Tarihi ders almak için iyi bilmek gerek. Atalarımız: “Deli bile düştüğü çukura iki defa üşmez.” demiş. Bir toplum tarihte aynı yanlışı iki kez yapmamalı. Tarihin bizlere verdiği dersleri iyi bellemeli.

Avrupa’nın büyük emperyalist güçleri, Osmanlı Devletini paylaşmak için dört bir yandan saldırdılar yıllar boyunca. Sanayi devrimini ıskalayan Osmanlı, ilkel tarım yöntemleriyle ayakta durmaya çalışıyordu ekonomik olarak. Uzun süren savaşlarla insanımız kırılmıştı. En kötüsü de salgın sayrılıklar yüzünden insanlarımızın çoğu, kitlesel olarak bu dünyadan göçüyordu. Bu nedenle nüfusumuz hızla azalıyordu.

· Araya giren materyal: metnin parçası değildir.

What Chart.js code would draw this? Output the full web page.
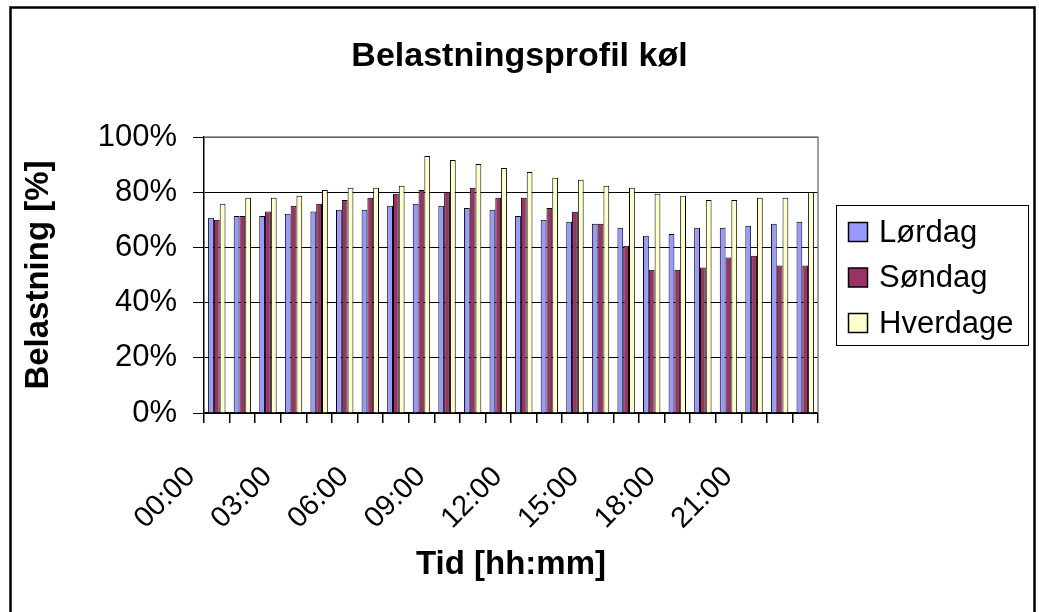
<!DOCTYPE html>
<html>
<head>
<meta charset="utf-8">
<script src="https://cdn.jsdelivr.net/npm/chart.js@4/dist/chart.umd.min.js"></script>
<style>
  html, body { margin: 0; padding: 0; background: #ffffff; }
  #wrap { width: 1039px; height: 612px; }
</style>
</head>
<body>
<div id="wrap"><canvas id="chart" width="1039" height="612"></canvas></div>
<script>
// Hourly load profile for refrigeration, in percent
const hours = ['00:00','01:00','02:00','03:00','04:00','05:00','06:00','07:00',
               '08:00','09:00','10:00','11:00','12:00','13:00','14:00','15:00',
               '16:00','17:00','18:00','19:00','20:00','21:00','22:00','23:00'];
const loerdag  = [70.7, 71.4, 71.4, 72.2, 73.0, 73.6, 73.6, 75.1, 75.8, 75.1, 74.3, 73.6,
                  71.4, 70.0, 69.3, 68.6, 67.1, 64.2, 64.9, 67.1, 67.1, 67.8, 68.6, 69.3];
const soendag  = [70.0, 71.4, 73.0, 75.1, 75.8, 77.2, 78.0, 79.4, 80.8, 80.1, 81.6, 78.0,
                  78.0, 74.3, 72.9, 68.6, 60.6, 51.9, 51.9, 52.7, 56.3, 57.0, 53.4, 53.4];
const hverdage = [75.8, 78.0, 78.0, 78.7, 80.8, 81.6, 81.6, 82.3, 93.1, 91.7, 90.2, 88.8,
                  87.3, 85.2, 84.5, 82.3, 81.6, 79.4, 78.7, 77.2, 77.2, 78.0, 78.0, 80.1];
const seriesNames = ['Lørdag', 'Søndag', 'Hverdage'];
const seriesColors = ['#9999FF', '#993366', '#FFFFCC'];
const yTicks = [0, 20, 40, 60, 80, 100];
const chartTitle = 'Belastningsprofil køl';

const FONT = "'Liberation Sans', Arial, sans-serif";

// Frame around the whole chart, chart title, grey plot-area border and the boxed legend
const decorations = {
  id: 'decorations',
  afterDatasetsDraw(chart) {
    const { ctx, chartArea: a } = chart;
    ctx.save();
    ctx.strokeStyle = '#808080';
    ctx.lineWidth = 1.5;
    ctx.beginPath();
    ctx.moveTo(a.left, a.top);
    ctx.lineTo(a.right, a.top);
    ctx.lineTo(a.right, a.bottom);
    ctx.stroke();
    ctx.restore();
  },
  afterDraw(chart) {
    const { ctx, width } = chart;
    ctx.save();
    // outer frame
    ctx.strokeStyle = '#000000';
    ctx.lineWidth = 2.5;
    ctx.strokeRect(10.5, 7.5, 1024, 620);

    // title, centred on the whole chart
    ctx.fillStyle = '#000000';
    ctx.font = 'bold 34px ' + FONT;
    ctx.textAlign = 'center';
    ctx.textBaseline = 'middle';
    ctx.fillText(chartTitle, width / 2, 57);

    // legend box
    const lx = 836, ly = 205, lw = 192, lh = 140;
    ctx.lineWidth = 1;
    ctx.strokeRect(lx + 0.5, ly + 0.5, lw, lh);
    ctx.font = '31px ' + FONT;
    ctx.textBaseline = 'middle';
    ctx.textAlign = 'left';
    chart.data.datasets.forEach((ds, i) => {
      const cy = 232 + i * 45.5;
      ctx.fillStyle = ds.backgroundColor;
      ctx.fillRect(848.5, cy - 9.5, 19, 19);
      ctx.strokeStyle = '#000000';
      ctx.lineWidth = 1.5;
      ctx.strokeRect(848.5, cy - 9.5, 19, 19);
      ctx.fillStyle = '#000000';
      ctx.fillText(ds.label, 879, cy + 1);
    });
    ctx.restore();
  }
};

const makeSet = (i, data) => ({
  label: seriesNames[i],
  data: data,
  backgroundColor: seriesColors[i],
  borderColor: '#000000',
  borderWidth: 1,
  borderSkipped: 'bottom',
  categoryPercentage: 0.68,
  barPercentage: 1.0
});

new Chart(document.getElementById('chart'), {
  type: 'bar',
  data: {
    labels: hours,
    datasets: [makeSet(0, loerdag), makeSet(1, soendag), makeSet(2, hverdage)]
  },
  options: {
    responsive: false,
    animation: false,
    devicePixelRatio: 1,
    layout: { padding: { left: 10, right: 221, top: 137, bottom: 0 } },
    plugins: {
      legend: { display: false },
      tooltip: { enabled: false },
      title: { display: false }
    },
    scales: {
      x: {
        afterFit(scale) { scale.height = 199; },
        border: { display: true, color: '#000000', width: 1.5 },
        grid: {
          offset: true,
          drawOnChartArea: false,
          drawTicks: true,
          tickLength: 10,
          color: '#000000',
          lineWidth: 1.5
        },
        ticks: {
          autoSkip: false,
          minRotation: 45,
          maxRotation: 45,
          padding: 37,
          labelOffset: -26,
          color: '#000000',
          font: { family: FONT, size: 29 },
          callback(value, index) {
            return index % 3 === 0 ? hours[index] : '';
          }
        },
        title: {
          display: true,
          text: 'Tid [hh:mm]',
          color: '#000000',
          font: { family: FONT, size: 33, weight: 'bold' },
          padding: { top: 0, bottom: 27 }
        }
      },
      y: {
        min: 0,
        max: 100,
        afterFit(scale) { scale.width = 194; },
        afterBuildTicks(scale) { scale.ticks = yTicks.map(v => ({ value: v })); },
        border: { display: true, color: '#000000', width: 1.5 },
        grid: {
          color: '#000000',
          lineWidth: 1,
          drawTicks: true,
          tickLength: 11
        },
        ticks: {
          padding: 16,
          color: '#000000',
          font: { family: FONT, size: 31 },
          callback(value) { return value + '%'; }
        },
        title: {
          display: true,
          text: 'Belastning [%]',
          color: '#000000',
          font: { family: FONT, size: 33, weight: 'bold' },
          padding: { top: 9, bottom: 0 }
        }
      }
    }
  },
  plugins: [decorations]
});
</script>
</body>
</html>
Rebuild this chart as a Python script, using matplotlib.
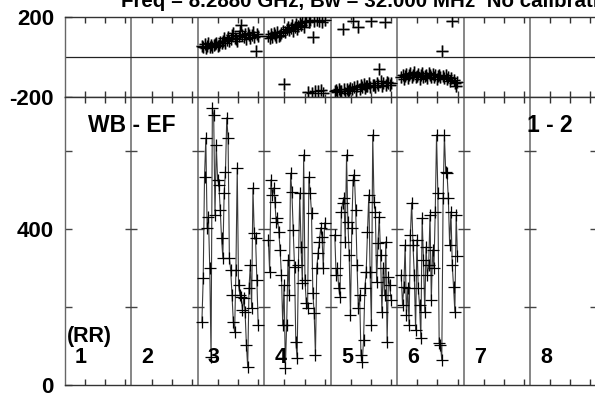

Bilim ve teknolojiden uzak olan Osmanlı, ne yazık ki girdiği her savaşta yeniliyordu. Bu yenilgilerle Balkanlar ve Kafkaslardaki Türk nüfus, göç ediyordu Anadolu’ya. Kabına sığmayan ve üç kıtaya yayılmış Türk ulusu, Anadolu’ya sıkışıp kalmak zorunda kalıyordu. Yenilgiler, yoksulluk ve yıkımlar getiriyordu. Bu da Anadolu’yu elimizde tutmayı da zorlaştırmaktaydı.

Ülkemiz; savaşlar, salgınlar, soygunlar, iç karışıklıklar ve özellikle kentlerde çıkan yangınlarla yaşanmaz bir duruma gelmişti. Açlık ve insanların günlük gereksinmelerini karşılayamaması, yaşamı gittikçe zorlaştırıyordu. İnsanımız, yaşamda kalmak için büyük bir savaş içindeydi. Dünyanın neredeyse yarısından çoğunu paylaşan Avrupa’nın efendileri İngiliz ve Fransızlar; yoksunluk, yoksullukla savaşan halkımızı kolayca yenip yurdumuzu ele geçireceklerini sanıyorlardı. Amaçları, Osmanlının başkenti İstanbul’u ele geçirerek yurdumuzun tamamını işgal ederek bölüşmekti. İşte, donanmalarıyla Çanakkale’ye gelmeleri, bunun içindi. Sayısız gemiyle ve on binlerce askerle geldiler Çanakkale’ye. Önce donanmalarıyla Boğaz’dan geçmek için saldırdılar. Mehmetçiğimizin özverili, sert direnişi onları düş kırıklığına uğrattı. Bu kez karadan denemeye kalktılar şanslarını.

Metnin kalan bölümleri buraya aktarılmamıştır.